When cops and robbers are one and the same

I have taken the stance, on many occasions, that those in charge of enforcing the law, should not be above the law. When law enforcement reduces itself to the level of the thugs it’s supposed to be ridding us of, we all lose. And such is the case here.

The BBC reports on the takedown of a credit card fraud suspect where the suspect was actually mugged by the police, with the target of the mugging being a mobile phone that they feared would be inaccessible if they arrested him normally.

This is despicable. The ends do not justify the means. I believe law enforcement is supposed to set an example, and truly be “the finest” of the jurisdiction they serve. What they did in this case clearly isn’t. Imagine the civil suits that would result if they get the wrong target.

In fact, this tactic was so despicable I’m not even sure it would be appropriate to solve a murder case. I would be more apt to blame laziness on the part of the cops assigned to this case, as I’m sure they had other ways to get evidence than to violently steal it, and basically break the very laws they were assigned to enforce (at least the spirit of them, if not in letter). Even if they didn’t, I would think it better to abandon the case and not risk the terrible PR.

I don’t condone crime, but the only thing worse than crime by those dressed in black and wearing masks, is crime by those dressed in blue and carrying badges.

An “out of this world” response to censorship

First, a quick sidenote: I’m glad to see this year finally come to a close, for various reasons. However, I’d still like to end it on a high note at least as this blog is concerned.

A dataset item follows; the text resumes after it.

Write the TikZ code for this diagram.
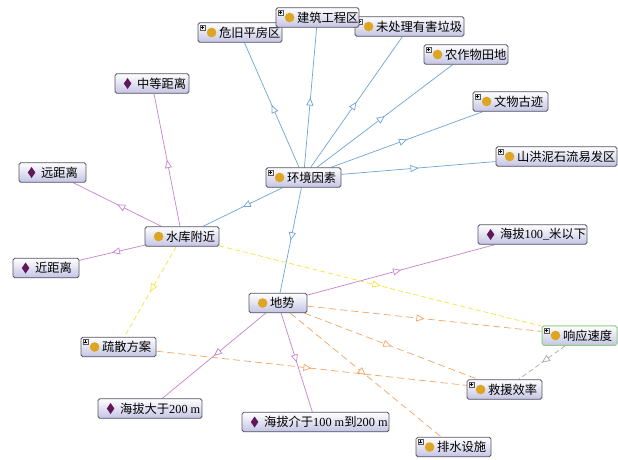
\documentclass[tikz,border=0pt]{standalone}
\usepackage{fontspec}
\setmainfont{Liberation Serif}
\newfontfamily\cjk{Noto Sans CJK SC}
\usetikzlibrary{arrows.meta,decorations.markings}
\pgfdeclarelayer{bg}
\pgfsetlayers{bg,main}
\definecolor{edgeblue}{RGB}{110,165,215}
\definecolor{edgepink}{RGB}{200,130,205}
\definecolor{edgeorange}{RGB}{240,165,100}
\definecolor{edgeyellow}{RGB}{245,228,60}
\definecolor{edgegray}{RGB}{170,170,170}
\definecolor{iconGold}{RGB}{222,165,35}
\definecolor{iconPurple}{RGB}{95,25,90}
\definecolor{boxbot}{RGB}{196,196,228}
\definecolor{boxline}{RGB}{85,85,100}
\definecolor{selgreen}{RGB}{140,205,135}
\tikzset{
  box/.style={draw=boxline, line width=0.8pt, rounded corners=1.8pt,
    top color=white, bottom color=boxbot, minimum height=19.5pt,
    inner xsep=0pt, inner ysep=0pt, font=\fontsize{12.3}{14}\selectfont},
  midarrow/.style={postaction={decorate, decoration={markings,
    mark=at position 0.5 with {\arrow{Triangle[length=8pt,width=7pt,fill=white]}}}}},
  isaedge/.style={draw=edgeblue, line width=0.7pt, midarrow},
  pinkedge/.style={draw=edgepink, line width=0.7pt, midarrow},
  orangeedge/.style={draw=edgeorange, line width=0.7pt, dash pattern=on 7pt off 4pt, midarrow},
  yellowedge/.style={draw=edgeyellow, line width=0.7pt, dash pattern=on 5pt off 3pt, midarrow},
  grayedge/.style={draw=edgegray, line width=0.7pt, dash pattern=on 5pt off 3pt, midarrow},
  plusbx/.style={fill=gray!15, draw=gray!70!black, line width=0.4pt},
}
\newcommand\clsnode[6][]{%
  \node[box,#1] (#2) at (#3,#4) {\makebox[#5pt][l]{\hspace*{21pt}#6}};
  \fill[iconGold] ([xshift=14pt]#2.west) circle (4.8pt);
}
\newcommand\indnode[6][]{%
  \node[box,#1] (#2) at (#3,#4) {\makebox[#5pt][l]{\hspace*{22pt}#6}};
  \fill[iconPurple] ([xshift=13pt]#2.west) +(0,5.5pt) -- +(3.8pt,0) -- +(0,-5.5pt) -- +(-3.8pt,0) -- cycle;
}
\newcommand\plusbox[1]{%
  \path ([xshift=2.5pt,yshift=-2.5pt]#1.north west) coordinate (pb);
  \filldraw[plusbx] (pb) rectangle ++(5pt,-5pt);
  \draw[line width=0.5pt] ([xshift=1pt,yshift=-2.5pt]pb) -- ++(3pt,0)
    ([xshift=2.5pt,yshift=-1pt]pb) -- ++(0,-3pt);
}
\begin{document}
\begin{tikzpicture}[x=1pt,y=-1pt]
\useasboundingbox (0,0) rectangle (618,459);
\begin{pgfonlayer}{bg}
  \fill[white] (0,0) rectangle (618,459);
\end{pgfonlayer}
% nodes
\clsnode{wj}{240}{32.5}{84}{\cjk 危旧平房区}\plusbox{wj}
\clsnode{wcl}{409.5}{26.5}{109}{\cjk 未处理有害垃圾}\plusbox{wcl}
\clsnode{jz}{317.5}{17.5}{83}{\cjk 建筑工程区}\plusbox{jz}
\clsnode{nzw}{466}{54.5}{84}{\cjk 农作物田地}\plusbox{nzw}
\clsnode{ww}{510.5}{101.5}{75}{\cjk 文物古迹}\plusbox{ww}
\clsnode{sh}{556.5}{156.5}{121}{\cjk 山洪泥石流易发区}\plusbox{sh}
\clsnode{env}{303.5}{177.5}{75}{\cjk 环境因素}\plusbox{env}
\indnode{hb1}{532.5}{234.5}{109}{{\cjk 海拔}100\_{\cjk 米以下}}
\indnode{zd}{152}{83.5}{74}{\cjk 中等距离}
\indnode{yj}{52.5}{172.5}{67}{\cjk 远距离}
\clsnode{sk}{182}{236.5}{74}{\cjk 水库附近}
\indnode{jj}{46}{268}{66}{\cjk 近距离}
\clsnode{ds}{278}{303}{58}{\cjk 地势}
\clsnode{ss}{118.5}{347}{75}{\cjk 疏散方案}\plusbox{ss}
\indnode{hb2}{150}{408.5}{104}{{\cjk 海拔大于}200 m}
\indnode{hb3}{315.5}{422}{147}{{\cjk 海拔介于}100 m{\cjk 到}200 m}
\clsnode[draw=selgreen,line width=1pt]{xy}{579.5}{335.5}{75}{\cjk 响应速度}\plusbox{xy}
\clsnode{jy}{504.5}{389.5}{75}{\cjk 救援效率}\plusbox{jy}
\clsnode{ps}{453.5}{447}{75}{\cjk 排水设施}\plusbox{ps}
% edges
\begin{pgfonlayer}{bg}
  \foreach \t in {wj,jz,wcl,nzw,ww,sh,sk,ds} \draw[isaedge] (env) -- (\t);
  \foreach \t in {zd,yj,jj} \draw[pinkedge] (sk) -- (\t);
  \foreach \t in {hb1,hb2,hb3} \draw[pinkedge] (ds) -- (\t);
  \foreach \t in {xy,jy,ps} \draw[orangeedge] (ds) -- (\t);
  \draw[orangeedge] (ss) -- (jy);
  \draw[yellowedge] (sk) -- (ss);
  \draw[yellowedge] (sk) -- (xy);
  \draw[grayedge] (xy) -- (jy);
\end{pgfonlayer}
\end{tikzpicture}
\end{document}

And so with that I bring forth this BBC News article, regarding an ambitious anti-censorship plan that’s truly out of this world: the use of satellite communications to circumvent the primarily land- and sea-based Internet we’ve come to know.

It is unfortunate on one hand that this is necessary. But it goes to illustrate the nearly boundless ingenuity of the hacker culture. We’ve seen anonymous remailers (the original cypherpunk Type I, then the Mixmaster or Type II), Freenet, Tor, GNUNet, and myriad other end-runs around overzealous censors, whether they be government-based or corporate-based. This is a logical next step, though satellites are not without their limits: a geostationary satellite introduces a huge latency, while lower orbits result in communication links only available in short bursts. With enough funding, though, I think this strategy has potential to be a winner.

And with that, my posts for 2011 are done. See you on the flip side.

Artist’s fake bombs made from carrots cause uproar

You really can’t make this stuff up.

The BBC reported on an art project in Sweden that turned into a bomb scare. Or maybe, that was the idea from the beginning. You be the judge. (There is also a Radio Sweden article about the event for those that desire a perspective closer to the events.)

[Artist Conny Blom] taped bunches of carrots together with black tape and attached blue and red wires and a clock to them.

Police received worried calls from members of the public who thought they were real bombs. Mr Blom was forced to remove his art – and may face charges.

The article goes on to say that Mr. Blom describes the event as a “harmless stunt.” The police agencies involved may describe the event a bit differently; Blom may face charges.

The article I found lacked a picture of the actual carrot bombs themselves, opting instead for just a generic picture of a bunch of carrots. UPDATE: Nina from Sweden commented with a link to pictures on the artist’s site.

As much as I despise the use of intent to distinguish between criminal and non-criminal conduct, that may be the only thing that makes sense here.

If Blom was making genuine hoax bombs (which are illegal here in Texas, USA) and disguising the carrots to appear more like real dynamite sticks, then I can see pursuing criminal charges. But, if it’s obvious enough they are just a bunch of carrots made into “a caricature of a bomb” I don’t see why there is so much fuss. Given that Blom was working at the request of a local art gallery, I doubt there was much intent to have the bombs look convincing to all but the dumbest and most gullible passers-by. Of course, the quote from P.T. Barnum may be proven right yet again: “You’ll never go broke overestimating the stupidity of the general public.”

This event does speak volumes for how hyper-sensitive we have become to terrorism, across the entire planet. Prior to 2001, this may well have gone over as “oh, look, someone made a fake bomb out of a bunch of carrots, some wires, and a cheap alarm clock, how cute.”

One last semi-topical aside: I am reminded of a TV news report I saw once on a local station when I was a kid. A bum snuck onto a bus, whereupon the passengers in the back shouted “there’s a bum on the bus.” By the time the driver heard it, it had changed into “there’s a bomb on the bus.” When the report aired, this was kind of funny. I have a feeling it would not be nearly as funny today.